## Aim of the task
Starting from the top of the material, restate each line exactly until the line that contains "(m4) at (1370,827)", which is also copied. Pictures are excluded.
— START Raw data —
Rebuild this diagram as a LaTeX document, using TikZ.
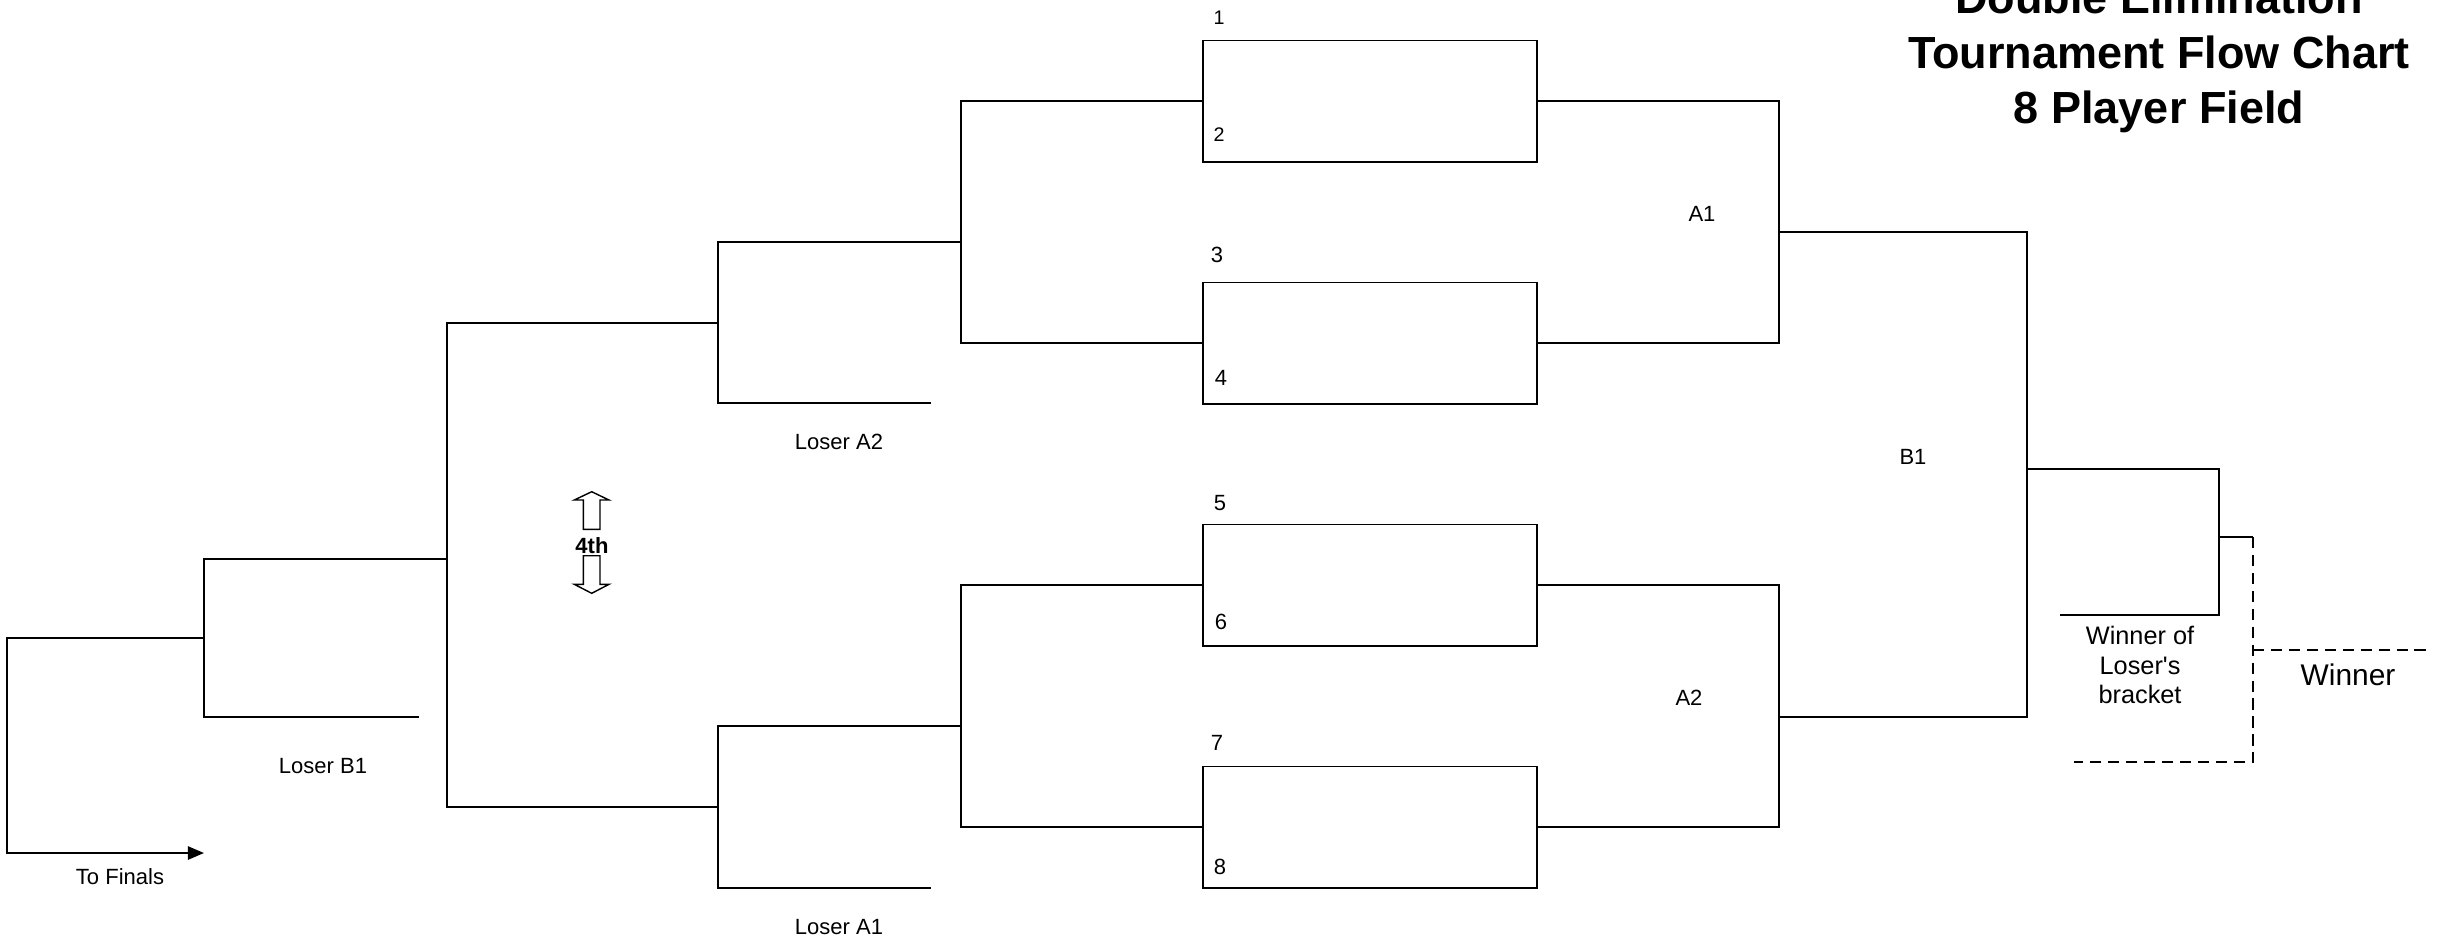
\documentclass[tikz,border=0pt]{standalone}
\usepackage{fontspec}
\setmainfont{Liberation Sans}
\usetikzlibrary{arrows.meta}
\begin{document}
\begin{tikzpicture}[x=0.01cm,y=-0.01cm,line width=0.5pt,
  matchbox/.style={draw,line width=0.55pt,minimum width=3.34cm,minimum height=1.21cm,inner sep=0pt,outer sep=0pt},
  lbl/.style={inner sep=0pt,font=\fontsize{6.26}{7.5}\selectfont},
  smalllbl/.style={inner sep=0pt,font=\fontsize{5.6}{6.5}\selectfont},
  dashline/.style={dash pattern=on 3.2pt off 1.9pt},
  bigarrow/.style={draw,line width=0.4pt}]
\useasboundingbox (0,0) rectangle (2451,941);

% match boxes
\node[matchbox] (m1) at (1370,101) {};
\node[matchbox] (m2) at (1370,343) {};
\node[matchbox] (m3) at (1370,585) {};
\node[matchbox] (m4) at (1370,827) {};

% seed numbers
\node[smalllbl] (n1) at (1219,18) {1};
\node[smalllbl] (n2) at (1219,135) {2};
\node[lbl] (n3) at (1217,255) {3};
\node[lbl] (n4) at (1221,378) {4};
\node[lbl] (n5) at (1220,503) {5};
\node[lbl] (n6) at (1221,622) {6};
\node[lbl] (n7) at (1217,743) {7};
\node[lbl] (n8) at (1220,867) {8};

% left (loser's) bracket
\coordinate (l1t) at (961,101); \coordinate (l1b) at (961,343); \coordinate (l1m) at (961,242);
\coordinate (l2t) at (718,242); \coordinate (l2b) at (718,403); \coordinate (la2) at (931,403); \coordinate (l2m) at (718,323);
\coordinate (l3t) at (961,585); \coordinate (l3b) at (961,827); \coordinate (l3m) at (961,726);
\coordinate (l4t) at (718,726); \coordinate (l4b) at (718,888); \coordinate (la1) at (931,888); \coordinate (l4m) at (718,807);
\coordinate (l5t) at (447,323); \coordinate (l5b) at (447,807); \coordinate (l5m) at (447,559);
\coordinate (l6t) at (204,559); \coordinate (l6b) at (204,717); \coordinate (lb1) at (419,717); \coordinate (l6m) at (204,638);
\coordinate (l7t) at (7,638); \coordinate (l7b) at (7,853); \coordinate (fin) at (204,853);

\draw (m1.west) -- (l1t) -- (l1b) -- (m2.west);
\draw (l1m) -- (l2t) -- (l2b) -- (la2);
\draw (m3.west) -- (l3t) -- (l3b) -- (m4.west);
\draw (l3m) -- (l4t) -- (l4b) -- (la1);
\draw (l2m) -- (l5t) -- (l5b) -- (l4m);
\draw (l5m) -- (l6t) -- (l6b) -- (lb1);
\draw[-{Triangle[length=4.6pt,width=3.8pt]}] (l6m) -- (l7t) -- (l7b) -- (fin);

% right (winner's) bracket
\coordinate (r1t) at (1779,101); \coordinate (r1b) at (1779,343); \coordinate (r1m) at (1779,232);
\coordinate (r2t) at (1779,585); \coordinate (r2b) at (1779,827); \coordinate (r2m) at (1779,717);
\coordinate (r3t) at (2027,232); \coordinate (r3b) at (2027,717); \coordinate (r3m) at (2027,469);
\coordinate (r4t) at (2219,469); \coordinate (r4b) at (2219,615); \coordinate (wlb) at (2060,615); \coordinate (r4m) at (2219,537);
\coordinate (d1) at (2253,537); \coordinate (d2) at (2253,762); \coordinate (d3) at (2074,762);
\coordinate (d4) at (2253,650); \coordinate (d5) at (2432,650);

\draw (m1.east) -- (r1t) -- (r1b) -- (m2.east);
\draw (m3.east) -- (r2t) -- (r2b) -- (m4.east);
\draw (r1m) -- (r3t) -- (r3b) -- (r2m);
\draw (r3m) -- (r4t) -- (r4b) -- (wlb);
\draw (r4m) -- (d1);
\draw[dashline] (d1) -- (d2) -- (d3);
\draw[dashline] (d4) -- (d5);

% labels
\node[lbl] (tla2) at (839,442) {Loser A2};
\node[lbl] (tla1) at (839,927) {Loser A1};
\node[lbl] (tlb1) at (323,766) {Loser B1};
\node[lbl] (tfin) at (120,877) {To Finals};
\node[lbl] (ta1) at (1702,214) {A1};
\node[lbl] (ta2) at (1689,698) {A2};
\node[lbl] (tb1) at (1913,457) {B1};
\node[inner sep=0pt,font=\fontsize{8.5}{10}\selectfont] (twin) at (2348,675) {Winner};
\node[inner sep=0pt,align=center,font=\fontsize{7.2}{8.5}\selectfont] (twlb) at (2140,665) {Winner of\\Loser\textquotesingle s\\bracket};

% 4th place marker
\node[lbl,font=\fontsize{6.26}{7.5}\selectfont\bfseries] (fourth) at (592,546) {4th};
\draw[bigarrow] (591.7,491.7) -- (609,500) -- (600,500) -- (600,529.3) -- (583.3,529.3) -- (583.3,500) -- (574.3,500) -- cycle;
\draw[bigarrow] (583.3,555.7) -- (600,555.7) -- (600,584.3) -- (609,584.3) -- (591.7,593.3) -- (574.3,584.3) -- (583.3,584.3) -- cycle;

% title
\node[inner sep=0pt,align=center,font=\fontsize{12.8}{15.65}\selectfont\bfseries] (title) at (2159,57)
  {Double Elimination\\Tournament Flow Chart\\8 Player Field};
\end{tikzpicture}
\end{document}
— END Raw data —
## Answer to the problem
Rebuild this diagram as a LaTeX document, using TikZ.
\documentclass[tikz,border=0pt]{standalone}
\usepackage{fontspec}
\setmainfont{Liberation Sans}
\usetikzlibrary{arrows.meta}
\begin{document}
\begin{tikzpicture}[x=0.01cm,y=-0.01cm,line width=0.5pt,
  matchbox/.style={draw,line width=0.55pt,minimum width=3.34cm,minimum height=1.21cm,inner sep=0pt,outer sep=0pt},
  lbl/.style={inner sep=0pt,font=\fontsize{6.26}{7.5}\selectfont},
  smalllbl/.style={inner sep=0pt,font=\fontsize{5.6}{6.5}\selectfont},
  dashline/.style={dash pattern=on 3.2pt off 1.9pt},
  bigarrow/.style={draw,line width=0.4pt}]
\useasboundingbox (0,0) rectangle (2451,941);

% match boxes
\node[matchbox] (m1) at (1370,101) {};
\node[matchbox] (m2) at (1370,343) {};
\node[matchbox] (m3) at (1370,585) {};
\node[matchbox] (m4) at (1370,827) {};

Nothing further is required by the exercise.